● TASK TO CARRY OUT: Extract only the lines from the start of the entries below to the line with "Chart.register(...registerables);", inclusive; omit every picture.

● PROVIDED ENTRIES:
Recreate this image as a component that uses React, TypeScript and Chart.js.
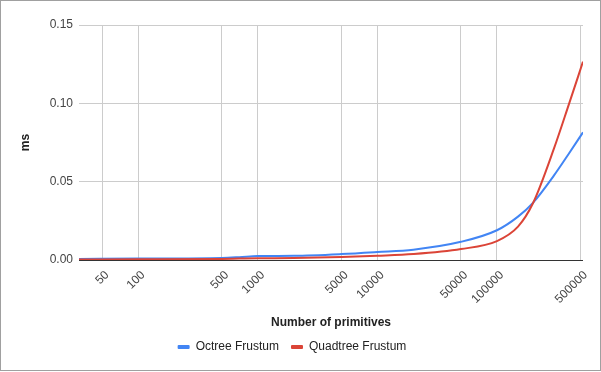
import React, { useEffect, useRef } from "react";
import { Chart, registerables } from "chart.js";

Chart.register(...registerables);

const primitives = [32, 100, 500, 700, 1000, 2000, 5000, 10000, 20000, 50000, 100000, 150000, 200000, 300000, 400000, 524288];
const octreeMs = [0.0007, 0.0009, 0.0013, 0.0018, 0.0025, 0.0027, 0.0038, 0.0051, 0.0066, 0.0116, 0.019, 0.0277, 0.0365, 0.054, 0.068, 0.0815];
const quadtreeMs = [0.0003, 0.0004, 0.0007, 0.0009, 0.0011, 0.0013, 0.0019, 0.0027, 0.0038, 0.007, 0.0121, 0.0213, 0.0362, 0.0712, 0.0995, 0.1266];
const xTicks = [50, 100, 500, 1000, 5000, 10000, 50000, 100000, 500000];
const yTicks = [0, 0.05, 0.1, 0.15];
const seriesNames = ["Octree Frustum", "Quadtree Frustum"];

const FONT = "Arial, 'Liberation Sans', sans-serif";

export default function App() {
  const ref = useRef<HTMLCanvasElement | null>(null);
  useEffect(() => {
    if (!ref.current) return;
    const chart = new Chart(ref.current, {
      type: "line",
      data: {
        datasets: [
          {
            label: seriesNames[0],
            data: primitives.map((x, i) => ({ x, y: octreeMs[i] })),
            borderColor: "#4285f4",
            backgroundColor: "#4285f4",
            borderWidth: 2,
            pointRadius: 0,
            cubicInterpolationMode: "monotone",
            order: 1,
          },
          {
            label: seriesNames[1],
            data: primitives.map((x, i) => ({ x, y: quadtreeMs[i] })),
            borderColor: "#db4437",
            backgroundColor: "#db4437",
            borderWidth: 2,
            pointRadius: 0,
            cubicInterpolationMode: "monotone",
            order: 0,
          },
        ],
      },
      options: {
        animation: false,
        responsive: false,
        maintainAspectRatio: false,
        layout: { padding: { top: 24, right: 17, bottom: 7, left: 0 } },
        plugins: {
          tooltip: { enabled: false },
          legend: {
            position: "bottom",
            labels: {
              font: { family: FONT, size: 12 },
              color: "#222",
              boxWidth: 12,
              boxHeight: 4,
              padding: 12,
              useBorderRadius: true,
              borderRadius: 1,
              sort: (a: any, b: any) => a.datasetIndex - b.datasetIndex,
              generateLabels: (c: any) =>
                (Chart as any).defaults.plugins.legend.labels
                  .generateLabels(c)
                  .map((l: any) => ({ ...l, lineWidth: 0 })),
            },
          },
        },
        scales: {
          x: {
            type: "logarithmic",
            min: 32,
            max: 524288,
            afterBuildTicks: (scale: any) => {
              scale.ticks = xTicks.map((v) => ({ value: v }));
            },
            afterFit: (scale: any) => {
              scale.height = 69;
            },
            border: { display: false },
            grid: { color: "#cccccc", drawTicks: false, lineWidth: 1 },
            ticks: {
              autoSkip: false,
              minRotation: 45,
              maxRotation: 45,
              padding: 8,
              labelOffset: 5,
              color: "#444",
              font: { family: FONT, size: 12 },
              callback: (v: any) => String(v),
            },
            title: {
              display: true,
              text: "Number of primitives",
              color: "#222",
              font: { family: FONT, size: 12, weight: "bold" },
              padding: { top: 4, bottom: -1 },
            },
          },
          y: {
            type: "linear",
            min: 0,
            max: 0.15,
            afterBuildTicks: (scale: any) => {
              scale.ticks = yTicks.map((v) => ({ value: v }));
            },
            afterFit: (scale: any) => {
              scale.width = 78;
            },
            border: { display: false },
            grid: {
              drawTicks: false,
              color: (ctx: any) => (ctx.tick && ctx.tick.value === 0 ? "#333333" : "#cccccc"),
            },
            ticks: {
              padding: 6,
              color: "#444",
              font: { family: FONT, size: 12 },
              callback: (v: any) => Number(v).toFixed(2),
            },
            title: {
              display: true,
              text: "ms",
              color: "#222",
              font: { family: FONT, size: 12, weight: "bold" },
              padding: { top: 17, bottom: 0 },
            },
          },
        },
      },
    });
    return () => chart.destroy();
  }, []);
  return (
    <div
      style={{
        position: "fixed",
        left: 0,
        top: 0,
        width: 599,
        height: 369,
        border: "1px solid #a0a0a0",
        background: "#fff",
      }}
    >
      <canvas ref={ref} width={599} height={369} style={{ display: "block" }} />
    </div>
  );
}
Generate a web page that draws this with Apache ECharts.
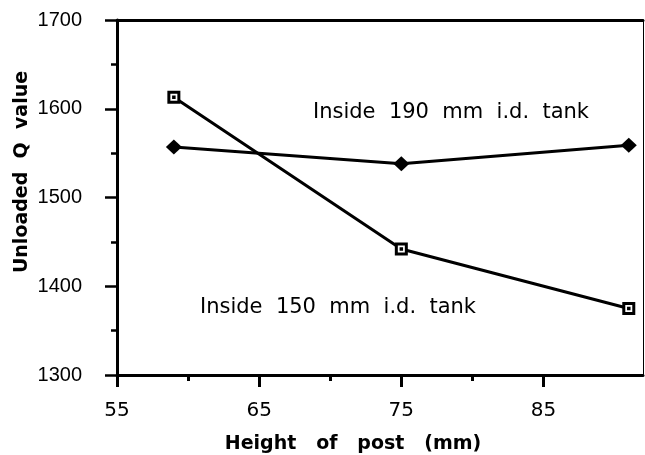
<!DOCTYPE html>
<html>
<head>
<meta charset="utf-8">
<script src="https://cdn.jsdelivr.net/npm/echarts@6/dist/echarts.min.js"></script>
<style>
  html, body { margin: 0; padding: 0; background: #fff; }
  #chart { width: 645px; height: 455px; }
</style>
</head>
<body>
<div id="chart"></div>
<script>
// post height (mm)
const heights = [59, 75, 91];
// unloaded Q, 190 mm i.d. tank (diamonds)
const q190 = [1557, 1538, 1559];
// unloaded Q, 150 mm i.d. tank (squares)
const q150 = [1613, 1442, 1375];

const xMajor = [55, 65, 75, 85];
const xMinor = [60, 70, 80];

const pairs = (ys) => heights.map((h, i) => [h, ys[i]]);

const squareDot = 'path://M0 0H10V10H0Z M4.75 4.75H5.25V5.25H4.75Z';

let chart = echarts.init(document.getElementById('chart'));
let option = {
  animation: false,
  backgroundColor: '#fff',
  grid: { left: 117, right: 2, top: 20, bottom: 80, outerBoundsMode: 'none' },
  xAxis: [
    {
      type: 'value', min: 55, max: 92, interval: 10,
      axisLine: { lineStyle: { color: '#000', width: 3 } },
      axisTick: { length: 12, lineStyle: { color: '#000', width: 3 }, customValues: xMajor },
      axisLabel: {
        customValues: xMajor, margin: 26, color: '#000',
        fontFamily: 'DejaVu Sans', fontSize: 20
      },
      splitLine: { show: false }
    },
    {
      type: 'value', min: 55, max: 92, position: 'bottom',
      axisLine: { show: false },
      axisTick: { length: 6, lineStyle: { color: '#000', width: 3 }, customValues: xMinor },
      axisLabel: { show: false },
      splitLine: { show: false }
    },
    {
      type: 'value', min: 55, max: 92, position: 'top',
      axisLine: { lineStyle: { color: '#000', width: 3 } },
      axisTick: { show: false },
      axisLabel: { show: false },
      splitLine: { show: false }
    }
  ],
  yAxis: [
    {
      type: 'value', min: 1300, max: 1700, interval: 100,
      axisLine: { lineStyle: { color: '#000', width: 3 } },
      axisTick: { length: 12, lineStyle: { color: '#000', width: 2.5 } },
      minorTick: { show: true, splitNumber: 2, length: 6, lineStyle: { color: '#000', width: 2.5 } },
      axisLabel: {
        margin: 35, color: '#000',
        fontFamily: 'Liberation Sans', fontSize: 20,
        formatter: (v) => String(v)
      },
      splitLine: { show: false }
    },
    {
      type: 'value', min: 1300, max: 1700, position: 'right',
      axisLine: { lineStyle: { color: '#000', width: 1 } },
      axisTick: { show: false },
      axisLabel: { show: false },
      splitLine: { show: false }
    }
  ],
  series: [
    {
      name: '190 mm',
      type: 'line',
      data: pairs(q190),
      symbol: 'diamond',
      symbolSize: [16, 15],
      itemStyle: { color: '#000' },
      lineStyle: { color: '#000', width: 3 }
    },
    {
      name: '150 mm',
      type: 'line',
      data: pairs(q150),
      symbol: squareDot,
      symbolSize: 10,
      itemStyle: { color: '#fff', borderColor: '#000', borderWidth: 3 },
      lineStyle: { color: '#000', width: 3 }
    }
  ],
  graphic: [
    {
      type: 'text', x: 313, y: 113,
      style: {
        text: 'Inside  190  mm  i.d.  tank', fill: '#000',
        font: '21px "DejaVu Sans"', textAlign: 'left', textVerticalAlign: 'middle'
      }
    },
    {
      type: 'text', x: 200, y: 308,
      style: {
        text: 'Inside  150  mm  i.d.  tank', fill: '#000',
        font: '21px "DejaVu Sans"', textAlign: 'left', textVerticalAlign: 'middle'
      }
    },
    {
      type: 'text', x: 353, y: 444,
      style: {
        text: 'Height   of   post   (mm)', fill: '#000',
        font: 'bold 19px "DejaVu Sans"', textAlign: 'center', textVerticalAlign: 'middle'
      }
    },
    {
      type: 'text', x: 22, y: 172, rotation: Math.PI / 2,
      style: {
        text: 'Unloaded  Q  value', fill: '#000',
        font: 'bold 19px "DejaVu Sans"', textAlign: 'center', textVerticalAlign: 'middle'
      }
    }
  ]
};
chart.setOption(option);
</script>
</body>
</html>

● ANSWER FOR THIS EXERCISE:
Recreate this image as a component that uses React, TypeScript and Chart.js.
import React, { useEffect, useRef } from "react";
import { Chart, registerables } from "chart.js";

Chart.register(...registerables);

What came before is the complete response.